In hypothesis testing, the P-value is a critical component used to determine the strength of the evidence against the null hypothesis (\( H_0 \)). It represents the probability of observing test results at least as extreme as those observed during the test, assuming that the null hypothesis is true. Here are some key points about the P-value:

• A smaller P-value indicates stronger evidence against the null hypothesis.
• If the P-value is less than the chosen significance level (\( \alpha \)), we reject the null hypothesis. In our exercise, \( \alpha = 0.05 \).
• The calculated P-value in the exercise is approximately 0.0006.

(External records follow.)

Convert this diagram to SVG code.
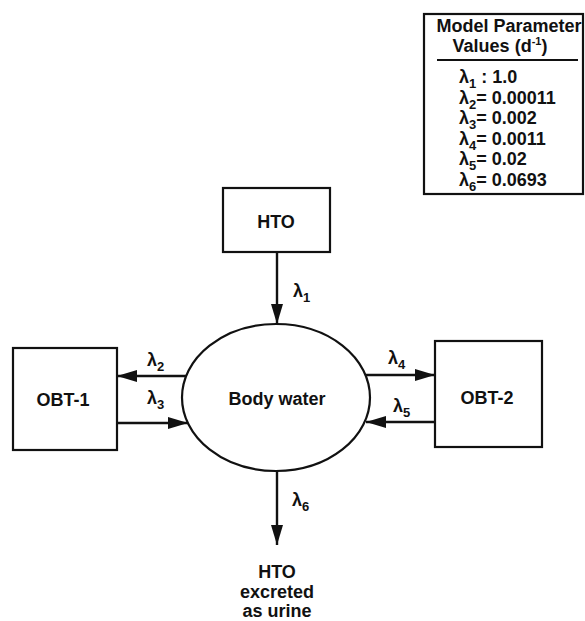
<svg xmlns="http://www.w3.org/2000/svg" width="585" height="621" viewBox="0 0 585 621">
<style>
text{font-family:"Liberation Sans",Arial,sans-serif;font-weight:bold;fill:#111;}
.lbl{font-size:18px;text-anchor:middle;}
.lam{font-size:18px;}
.sub{font-size:13px;}
.box{fill:#fff;stroke:#111;stroke-width:2.2;}
.con{stroke:#111;stroke-width:2.4;fill:none;marker-end:url(#ah);}
</style>
<defs>
<marker id="ah" markerUnits="userSpaceOnUse" markerWidth="20" markerHeight="12" refX="20" refY="6" orient="auto">
<path d="M0,0 L20,6 L0,12 z" fill="#111"/>
</marker>
</defs>
<rect width="585" height="621" fill="#fff"/>
<g id="legend">
<rect x="424" y="14" width="159" height="180" class="box"/>
<text x="509" y="32" class="lbl">Model Parameter</text>
<text x="500" y="52" class="lbl">Values (d<tspan font-size="11" dy="-7">-1</tspan><tspan dy="7">)</tspan></text>
<line x1="437" y1="60" x2="578" y2="60" stroke="#111" stroke-width="2"/>
<text x="459" y="83" class="lam">λ<tspan class="sub" dy="5">1</tspan><tspan dy="-5"> : 1.0</tspan></text>
<text x="459" y="104" class="lam">λ<tspan class="sub" dy="5">2</tspan><tspan dy="-5">= 0.00011</tspan></text>
<text x="459" y="124" class="lam">λ<tspan class="sub" dy="5">3</tspan><tspan dy="-5">= 0.002</tspan></text>
<text x="459" y="145" class="lam">λ<tspan class="sub" dy="5">4</tspan><tspan dy="-5">= 0.0011</tspan></text>
<text x="459" y="165" class="lam">λ<tspan class="sub" dy="5">5</tspan><tspan dy="-5">= 0.02</tspan></text>
<text x="459" y="186" class="lam">λ<tspan class="sub" dy="5">6</tspan><tspan dy="-5">= 0.0693</tspan></text>
</g>
<g id="hto">
<rect x="223" y="188" width="107" height="64" class="box"/>
<text x="276" y="228" class="lbl">HTO</text>
</g>
<g id="body-water">
<ellipse cx="276" cy="397.5" rx="94" ry="73.5" class="box" stroke-width="2.4"/>
<text x="277" y="405" class="lbl">Body water</text>
</g>
<g id="obt1">
<rect x="13" y="348" width="104" height="102" class="box"/>
<text x="63" y="406" class="lbl">OBT-1</text>
</g>
<g id="obt2">
<rect x="435" y="341" width="107" height="106" class="box"/>
<text x="487" y="404" class="lbl">OBT-2</text>
</g>
<g id="excreted">
<text x="277" y="578" class="lbl">HTO</text>
<text x="277" y="598" class="lbl">excreted</text>
<text x="277" y="617" class="lbl">as urine</text>
</g>
<g id="connectors">
<line x1="277" y1="252" x2="277" y2="324" class="con"/>
<line x1="186" y1="376" x2="117" y2="376" class="con"/>
<line x1="117" y1="423" x2="188" y2="423" class="con"/>
<line x1="366" y1="375" x2="435" y2="375" class="con"/>
<line x1="435" y1="422" x2="366" y2="422" class="con"/>
<line x1="277" y1="471" x2="277" y2="545" class="con"/>
<text x="293" y="297" class="lam">λ<tspan class="sub" dy="5">1</tspan></text>
<text x="147" y="366" class="lam">λ<tspan class="sub" dy="5">2</tspan></text>
<text x="147" y="404" class="lam">λ<tspan class="sub" dy="5">3</tspan></text>
<text x="388" y="364" class="lam">λ<tspan class="sub" dy="5">4</tspan></text>
<text x="393" y="412" class="lam">λ<tspan class="sub" dy="5">5</tspan></text>
<text x="292" y="506" class="lam">λ<tspan class="sub" dy="5">6</tspan></text>
</g>
</svg>
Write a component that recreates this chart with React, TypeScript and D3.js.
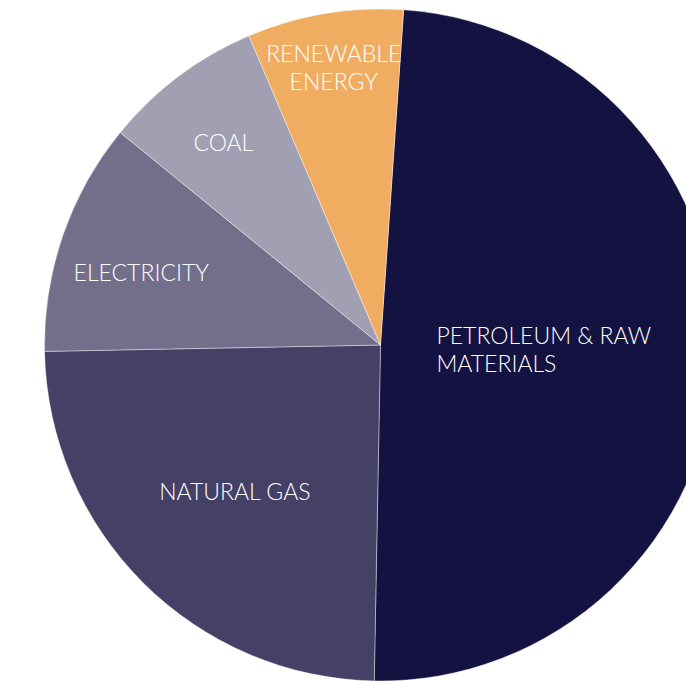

Given the P-value is much less than 0.05, it suggests that the observed data is significantly different from what was expected under the null hypothesis, thereby providing strong evidence to reject \( H_0 \).

Confidence Interval

A confidence interval (CI) provides a range of values that is likely to contain the population mean. It offers a way of expressing the uncertainty around the sample mean. The confidence level associated with a confidence interval quantifies the level of confidence that the interval contains the true population parameter:

• A 95% CI suggests that if we were to take many samples and build intervals in the same way, we would expect 95% of those intervals to contain the population mean.
• The formula for a two-sided CI is:\[ \bar{x} \pm t^* \frac{s}{\sqrt{n}} \] where \( t^* \) is the critical value from the t-distribution.

In the exercise, a 95% CI was calculated to be approximately \([98.20, 98.48]\). Since 98.6 is not within this interval, the confidence interval further supports rejecting \( H_0 \), lending credence to our findings from the hypothesis test.

Sample Size Determination

Sample size determination is essential to ensure a hypothesis test has adequate power. Power is the probability of correctly rejecting the null hypothesis when it is false. To achieve desired power and detect specific effect sizes, calculating the appropriate sample size is vital. Here are some insights into of sample size determination:

• Power (\( 1 - \beta \)) should be sufficiently high, typically 0.8 or 0.9, to detect an effect if there is one.
• The larger the effect size we wish to detect, the smaller the sample size required, and vice versa.
• The formulae for determining necessary sample sizes are derived from power equations and depend on the desired power, effect size, and significance level.

In our exercise, to detect a true mean of 98.2 with a power of at least 0.9, the calculated sample size was \( n \approx 49 \). This ensures that our study has a sufficient sample size to reliably detect an effect, minimizing both Type I and Type II errors.